The most successful games of the last few years have all helped us connect socially: “World of Warcraft,” “League of Legends,” “Pokémon Go”. Creating a community not only brings new content but let’s you grow your game or platform organically; a vibrant community is a very strong attractor of new players. This is why it is so important for games and new platforms like Virtual Reality to figure out how to add social components. “Virtual Reality needs to be social to succeed,” also argues Signe Brewster in another great article making the case for social, but the importance of forming a community is not limited to VR: it is an essential ingredient to any game and app that is trying to engage people in the long-term. We are social animals. We like to feel connected to other people and feel part of something larger. The trick is that the features that will help you build a community need to come at the right time and place. Otherwise they won’t work.

A very common mistake that I see many developers make is underestimating the cost of social features. I am not talking about production and implementation costs, although that could also be expensive, but high costs from the player’s perspective: our social status is precious and we are very protective of it. Many games ask us to invite friends and post about the game in our social networks as soon as we finish a couple of levels. Do you do it? I doubt you do. I don’t.

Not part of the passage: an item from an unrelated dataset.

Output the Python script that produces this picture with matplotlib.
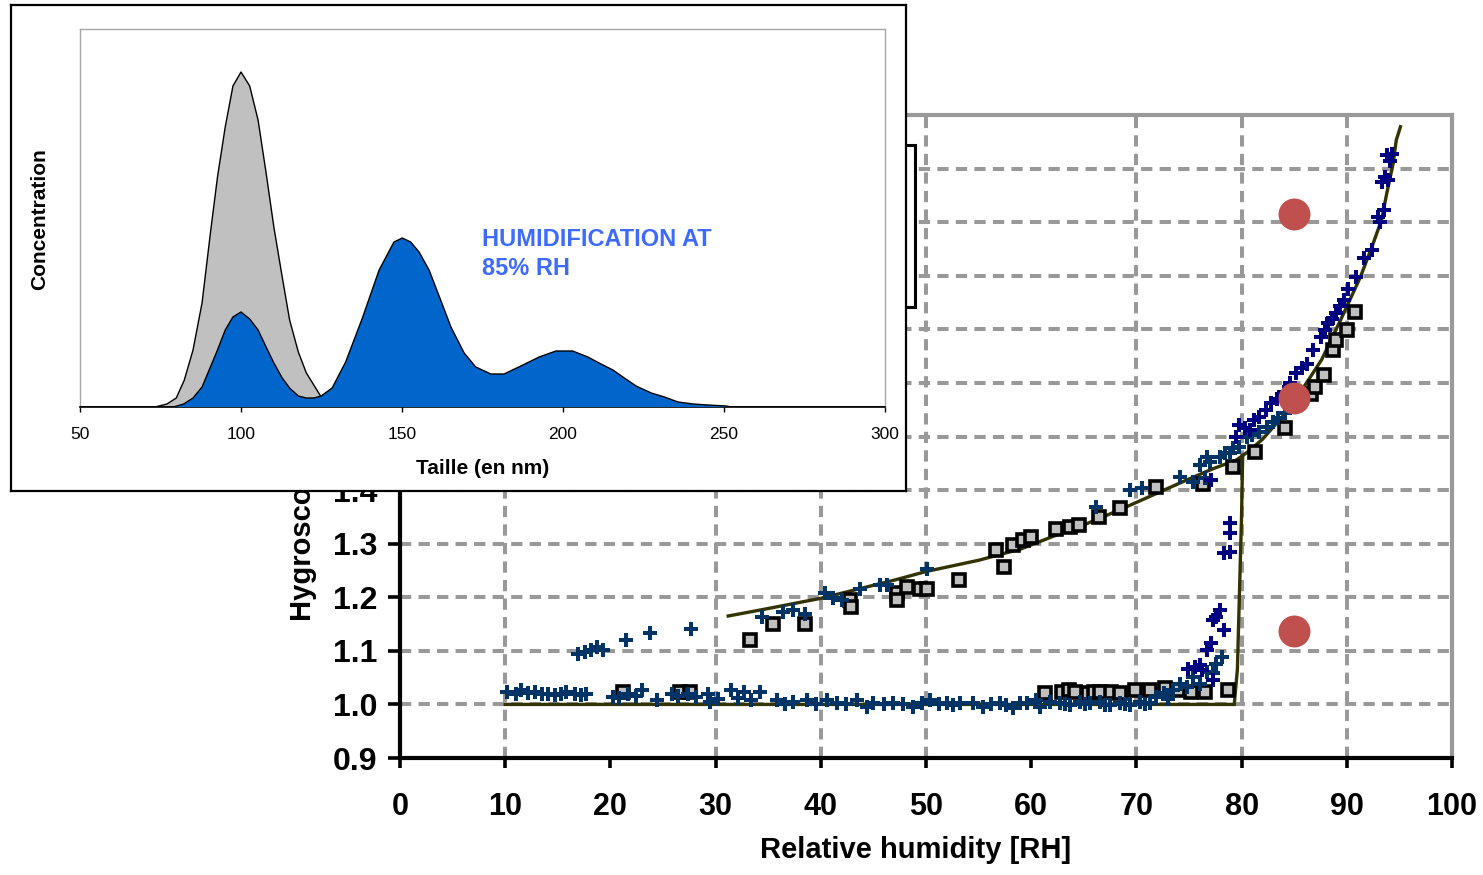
import matplotlib
matplotlib.use("Agg")
import matplotlib.pyplot as plt
from matplotlib.patches import Rectangle

# ---------------- data: inset size distribution ----------------
DRY_NM = [50, 73.3, 77.0, 79.9, 82.4, 85.1, 87.9, 90.5, 92.7, 95.1, 97.5, 100.0,
          102.7, 105.3, 107.8, 110.2, 112.8, 115.1, 117.8, 120.3, 122.6, 124.9, 127.5, 130, 300]
DRY_CONC = [0, 0, 3, 9, 27, 57, 104, 174, 230, 280, 321, 335,
            321, 287, 234, 180, 130, 87, 55, 34, 22, 10, 3, 0, 0]

WET_NM = [50, 79.0, 82.2, 85.1, 87.9, 90.5, 92.7, 95.1, 97.5, 100.0, 102.7, 105.3,
          107.8, 110.2, 112.8, 115.1, 117.8, 120.3, 122.6, 124.9, 128.3, 132.5, 137.7,
          142.9, 147.5, 150.1, 152.7, 155.3, 158.4, 162.0, 165.2, 169.3, 172.9, 177.6,
          181.7, 186.9, 192.6, 197.8, 203.0, 207.7, 211.8, 215.5, 218.6, 222.7, 227.4,
          231.5, 235.7, 240.4, 245.0, 250.7, 252.3, 300]
WET_CONC = [0, 0, 3, 9, 20, 40, 57, 77, 90, 95, 88, 77,
            60, 44, 29, 19, 11, 9, 9, 11, 19, 45, 89,
            137, 165, 169, 165, 155, 137, 107, 80, 54, 40, 33,
            33, 41, 50, 56, 56, 50, 43, 37, 30, 21, 14,
            10, 5, 3, 2, 1, 0, 0]

INSET_XTICKS = [50, 100, 150, 200, 250, 300]

# ---------------- data: main chart (growth factor vs RH) ----------------
X_TICKS = [0, 10, 20, 30, 40, 50, 60, 70, 80, 90, 100]
Y_TICKS = [0.9, 1.0, 1.1, 1.2, 1.3, 1.4, 1.5, 1.6, 1.7, 1.8, 1.9, 2.0]
Y_TICKLABELS = ["0.9", "1.0", "1.1", "1.2", "1.3", "1.4", "1.5", "1.6", "1.7", "1.8", "1.9", "2.0"]
V_GRID = [10, 30, 40, 50, 70, 80, 90]
H_GRID = [1.0, 1.1, 1.2, 1.3, 1.4, 1.5, 1.6, 1.7, 1.8, 1.9, 2.0]

# model curves
LOWER_RH = [10, 79.3, 79.6, 79.8, 80.0, 80.1]
LOWER_G = [1.0, 1.0, 1.065, 1.21, 1.355, 1.465]
UPPER_RH = [31.2, 34.2, 40.0, 47.0, 50.0, 55.0, 59.0, 62.0, 65.0, 68.4, 71.6, 74.8, 77.3,
            79.5, 80.5, 82.0, 84.0, 86.0, 87.6, 89.4, 91.3, 92.5, 93.3, 93.8, 94.4, 94.7, 95.1]
UPPER_G = [1.165, 1.176, 1.198, 1.232, 1.248, 1.269, 1.290, 1.313, 1.335, 1.363, 1.391, 1.419, 1.440,
           1.456, 1.470, 1.495, 1.540, 1.595, 1.643, 1.717, 1.798, 1.860, 1.904, 1.954, 2.009, 2.053, 2.078]

# teal crosses
TEAL_RH = [10.2, 11.0, 11.5, 12.2, 12.8, 13.5, 14.1, 14.7, 15.3, 15.8, 16.6, 17.2, 17.7,
           20.2, 20.8, 21.7, 22.4, 23.0, 24.4, 25.9, 26.4, 27.4, 28.1, 29.3, 29.5, 30.2,
           31.5, 32.1, 32.7, 33.4, 34.2,
           35.8, 36.6, 37.4, 38.7, 39.5, 40.6, 41.5, 42.4, 43.4, 44.4, 45.0, 46.0, 46.9,
           47.8, 48.8, 49.6, 50.4, 51.2, 52.0, 52.6, 53.2, 54.5, 55.4, 56.2, 57.0, 57.6,
           58.3, 58.9, 59.6, 60.5, 60.8, 61.8, 62.7, 63.2, 63.7, 64.6, 65.1, 65.6, 66.5,
           67.0, 67.5, 68.4, 68.9, 69.4, 70.3, 70.8, 71.3, 71.9, 72.6, 73.0, 73.5, 74.1,
           74.8, 75.4, 76.0, 76.7, 77.3, 77.6, 78.1,
           16.9, 17.6, 18.2, 18.7, 19.3, 21.5, 23.8, 27.7, 34.4, 36.4, 37.4, 38.5, 40.4,
           41.2, 42.0, 43.7, 45.6, 46.3, 50.1,
           66.2, 69.4, 70.5, 74.1, 75.4, 76.0, 76.5, 76.7, 77.0, 77.9, 78.4, 78.9, 79.2,
           79.8, 80.5, 81.0, 81.7, 82.4, 83.0, 83.5, 84.1, 84.7]
TEAL_G = [1.024, 1.020, 1.027, 1.022, 1.024, 1.020, 1.020, 1.018, 1.020, 1.024, 1.020, 1.018, 1.020,
          1.014, 1.012, 1.020, 1.016, 1.027, 1.008, 1.020, 1.016, 1.020, 1.014, 1.020, 1.005, 1.010,
          1.027, 1.012, 1.024, 1.008, 1.024,
          1.008, 1.000, 1.005, 1.008, 1.000, 1.008, 1.002, 1.000, 1.008, 0.996, 1.002, 1.000, 1.002,
          1.000, 0.996, 1.002, 1.008, 1.000, 1.002, 0.998, 1.002, 1.002, 0.996, 1.000, 1.002, 0.998,
          0.993, 1.002, 1.002, 1.008, 0.996, 1.005, 1.002, 1.000, 0.999, 1.005, 1.000, 1.002, 1.005,
          0.998, 0.999, 1.002, 1.000, 0.999, 1.005, 1.000, 1.002, 1.014, 1.021, 1.010, 1.027, 1.039,
          1.033, 1.052, 1.039, 1.061, 1.058, 1.076, 1.089,
          1.095, 1.098, 1.101, 1.108, 1.101, 1.120, 1.133, 1.140, 1.164, 1.173, 1.176, 1.168, 1.207,
          1.198, 1.195, 1.216, 1.223, 1.223, 1.253,
          1.369, 1.400, 1.403, 1.425, 1.416, 1.447, 1.422, 1.462, 1.453, 1.462, 1.469, 1.469, 1.478,
          1.481, 1.500, 1.503, 1.509, 1.518, 1.527, 1.535, 1.543, 1.555]

# navy crosses
NAVY_RH = [74.9, 75.6, 76.0, 76.2, 76.7, 77.1, 77.3, 77.3, 77.6, 77.9, 78.3, 78.3, 78.9, 78.9, 78.9,
           77.1, 79.5, 79.8, 80.3, 80.8, 81.2, 81.7, 82.3, 82.8, 83.4, 84.0, 84.6, 85.2, 85.7,
           86.2, 86.8, 87.5, 87.9, 88.2, 88.6, 89.0, 89.4, 89.7, 90.1, 90.9, 91.6, 92.4, 93.0,
           93.2, 93.5, 93.3, 93.9, 93.6, 93.8, 94.1, 94.3]
NAVY_G = [1.067, 1.070, 1.074, 1.064, 1.101, 1.114, 1.157, 1.046, 1.163, 1.176, 1.139, 1.282, 1.285, 1.319, 1.338,
          1.419, 1.500, 1.521, 1.515, 1.512, 1.530, 1.537, 1.550, 1.562, 1.570, 1.583, 1.600, 1.618, 1.627,
          1.636, 1.661, 1.686, 1.698, 1.711, 1.720, 1.730, 1.743, 1.754, 1.776, 1.798, 1.833, 1.848, 1.910,
          1.900, 1.923, 1.975, 1.978, 1.985, 2.025, 2.014, 2.028]

# gray squares
SQ_RH = [21.2, 26.6, 27.6, 61.3, 62.9, 63.6, 64.2, 65.4, 66.0, 66.5, 67.6, 68.4, 69.9, 71.3, 72.7,
         74.0, 75.2, 76.5, 78.7,
         33.3, 35.5, 38.5, 42.8, 42.9, 47.2, 47.2, 48.2, 49.4, 50.1, 53.1, 56.7, 57.4, 58.3, 59.2,
         60.0, 62.4, 63.7, 64.5, 66.4, 68.4, 71.9, 76.3, 79.2, 81.3, 84.1, 86.6, 87.0, 87.8, 88.7,
         89.0, 90.0, 90.8]
SQ_G = [1.024, 1.024, 1.024, 1.021, 1.024, 1.026, 1.024, 1.021, 1.024, 1.024, 1.024, 1.021, 1.027, 1.027, 1.030,
        1.027, 1.024, 1.024, 1.027,
        1.120, 1.151, 1.150, 1.195, 1.182, 1.207, 1.195, 1.220, 1.216, 1.216, 1.232, 1.288, 1.257, 1.297, 1.307,
        1.313, 1.328, 1.331, 1.335, 1.350, 1.367, 1.406, 1.412, 1.443, 1.471, 1.515, 1.580, 1.593, 1.615, 1.661,
        1.680, 1.699, 1.733]

# red highlighted points
RED_RH = [85, 85, 85]
RED_G = [1.915, 1.572, 1.137]

# ---------------- figure ----------------
W, H = 1483, 875
fig = plt.figure(figsize=(W / 100, H / 100), dpi=100)
fig.patch.set_facecolor("white")

BIG = ["Liberation Sans", "DejaVu Sans"]
SANS = ["Liberation Sans", "DejaVu Sans"]


def fx(px):
    return px / W


def fy(py):
    return 1 - py / H


# main axes: plot area from x=400..1452, y=115..758 (pixels)
ax = fig.add_axes([fx(400), fy(758), fx(1452) - fx(400), fy(115) - fy(758)])
ax.set_xlim(0, 100)
ax.set_ylim(0.9, 2.1)

for g in H_GRID:
    ax.axhline(g, color="#999999", lw=2.9, ls=(0, (2.8, 1.8)), zorder=0.5)
for v in V_GRID:
    ax.axvline(v, color="#999999", lw=2.9, ls=(0, (2.8, 1.8)), zorder=0.5)

for s in ("top", "right"):
    ax.spines[s].set_color("#999999")
    ax.spines[s].set_linewidth(3.0)
for s in ("left", "bottom"):
    ax.spines[s].set_color("black")
    ax.spines[s].set_linewidth(3.0)

ax.set_xticks(X_TICKS)
ax.set_xticklabels([str(t) for t in X_TICKS])
ax.set_yticks(Y_TICKS)
ax.set_yticklabels(Y_TICKLABELS)
ax.tick_params(axis="x", direction="out", length=7.5, width=2.6, pad=17, labelsize=22)
ax.tick_params(axis="y", direction="out", length=8.5, width=2.6, pad=8, labelsize=23)
for lab in ax.get_xticklabels() + ax.get_yticklabels():
    lab.set_family(BIG)
    lab.set_weight("bold")

ax.plot(LOWER_RH, LOWER_G, color="#333300", lw=2.4, zorder=2, solid_joinstyle="miter")
ax.plot(UPPER_RH, UPPER_G, color="#333300", lw=2.4, zorder=2)

ax.plot(SQ_RH, SQ_G, ls="none", marker="s", ms=8, mfc="#C0C0C0", mec="black", mew=2.6, zorder=3)
ax.plot(TEAL_RH, TEAL_G, ls="none", marker="P", ms=9.5, color="#003366", mew=0, zorder=4)
ax.plot(NAVY_RH, NAVY_G, ls="none", marker="P", ms=9.5, color="#000080", mew=0, zorder=4)
ax.plot(RED_RH, RED_G, ls="none", marker="o", ms=23, color="#C0504D", mew=0, zorder=6)

ax.text((916 - 400) / 1052, (758 - 850) / 643, "Relative humidity [RH]", transform=ax.transAxes,
        ha="center", va="center", fontsize=21, fontweight="bold", family=BIG)
ax.text((303 - 400) / 1052, (758 - 621) / 643, "Hygroscopic growth factor", transform=ax.transAxes,
        ha="center", va="bottom", rotation=90, fontsize=21, fontweight="bold", family=BIG)

# partially hidden legend box of the main chart
ax.add_patch(Rectangle((fx(600), fy(307)), fx(915) - fx(600), fy(145) - fy(307),
                       transform=fig.transFigure, facecolor="white", edgecolor="black",
                       lw=2.2, clip_on=False, zorder=5))

# ---------------- inset ----------------
frame = fig.add_axes([fx(11), fy(491), fx(906) - fx(11), fy(5) - fy(491)])
frame.set_xticks([])
frame.set_yticks([])
frame.set_facecolor("white")
for s in frame.spines.values():
    s.set_color("black")
    s.set_linewidth(1.6)

ins = fig.add_axes([fx(80), fy(407), fx(885) - fx(80), fy(29) - fy(407)])
ins.set_xlim(50, 300)
ins.set_ylim(0, 378)
ins.set_facecolor("white")
ins.fill_between(DRY_NM, DRY_CONC, 0, facecolor="#C0C0C0", edgecolor="none", zorder=1)
ins.plot(DRY_NM, DRY_CONC, color="black", lw=1.0, zorder=2)
ins.fill_between(WET_NM, WET_CONC, 0, facecolor="#0066CC", edgecolor="none", zorder=3)
ins.plot(WET_NM, WET_CONC, color="black", lw=1.0, zorder=4)

for s in ("top", "right", "left"):
    ins.spines[s].set_color("#A6A6A6")
    ins.spines[s].set_linewidth(1.0)
ins.spines["bottom"].set_color("black")
ins.spines["bottom"].set_linewidth(1.2)
ins.set_yticks([])
ins.set_xticks(INSET_XTICKS)
ins.set_xticklabels([str(t) for t in INSET_XTICKS])
ins.tick_params(axis="x", direction="out", length=3.5, width=1.0, pad=11, labelsize=12.5)
for lab in ins.get_xticklabels():
    lab.set_family(SANS)

ins.text(0.5, (407 - 469) / 378, "Taille (en nm)", transform=ins.transAxes, ha="center", va="center",
         fontsize=15, fontweight="bold", family=SANS)
ins.text(-40 / 805, (407 - 219) / 378, "Concentration", transform=ins.transAxes, ha="center", va="center",
         rotation=90, fontsize=15, fontweight="bold", family=SANS)
ins.text(174.8, 153, "HUMIDIFICATION AT\n85% RH", ha="left", va="center", fontsize=17,
         fontweight="bold", color="#3D6BFF", family=SANS, linespacing=1.3)

fig.savefig("out.png", dpi=100)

The reason is because social interaction is expensive. Our social standing among our friends and family is precious; we are not willing to mess with it easily; even less for something that we don’t care much about. Most players are only willing to share things that they are committed to and believe will help their social status. They won’t share just because it is easy to do, or by giving them a cheap incentive. In a way we deal with these things in a similar way we deal with other things in life. We would not introduce a person we just met at a bar the night before to all our friends and family in Facebook, even if we had a good time at the bar. The same goes with your game, not many are willing to share after the first few sessions; you are better off focusing first on creating an experience that players will find worth sharing, and leaving the social aspect for later in the game experience. Once you are deeply invested in an experience you are much more willing to try to bring your friends along.

The same thing happens with multiplayer games like MMOs. Even if it is not about bringing external friends but about meeting players and making friends inside the game, most people rather play alone until they have mastered the basics of the game. Most people don’t want to appear as incompetent, even in front of strangers. So here too, you don’t want to introduce social features and social pressure too soon. This will also be the case for any social VR apps out there. Social is powerful, but to really thrive people need to feel safe. Social mechanics work better when you are already familiar with a space and its rules, when you already feel competent and confident. This is what successful MMOs do well. When we designed Disney’s Toontown Online, we pushed players to make friends with other players in specific missions, but those missions were only available after you were familiar with the world, and they provided very clear objectives that worked as ice-breakers. The reason it was easy to make friends and form a larger community is because you had a clear excuse -a mandate to connect- and the connection benefitted you and your new friends and made everybody more successful in the game.

In a previous article, The 4 Steps of Successful Games and VR Experiences, I talked about the steps of long-term engagement: stand out-connect-engage-grow. First you need to stand out in the crowd of games and apps; then you need to connect emotionally to the players so they are willing to give your game a chance; then you need to find ways to keep them engaged; and only then you can bring the social aspect to help grow your product. Even in the case of MMOs where social interaction is key, it is better to limit and scaffold around the social aspects until your player feels like she has mastered the game enough to have a good social standing.

Before adding social mechanics somewhere in your game, ask your self a couple of questions to figure out if your player is ready for them:

  • Is the player already engaged? Make sure that the metrics you are using to determine that your player is engaged make sense -finishing one level of your game does not mean the player is engaged.
  • Does the player feel confident about the rules of the game and his/her role in it? Will socializing help her strengthen her social standing? If not, how can you scaffold your game’s social interactions so they feel safer and risk-free?




Social features are very powerful, but they are also precious for most people. Adding social features too soon can backfire. Most players need to be fully engaged and feel comfortable before they are willing to interact with strangers or they are willing to bring their friends over to a new experience. I strongly believe that if you want to engage players in the long-term it is crucial that you include some community building features; but make sure you engage and make your player feel comfortable first.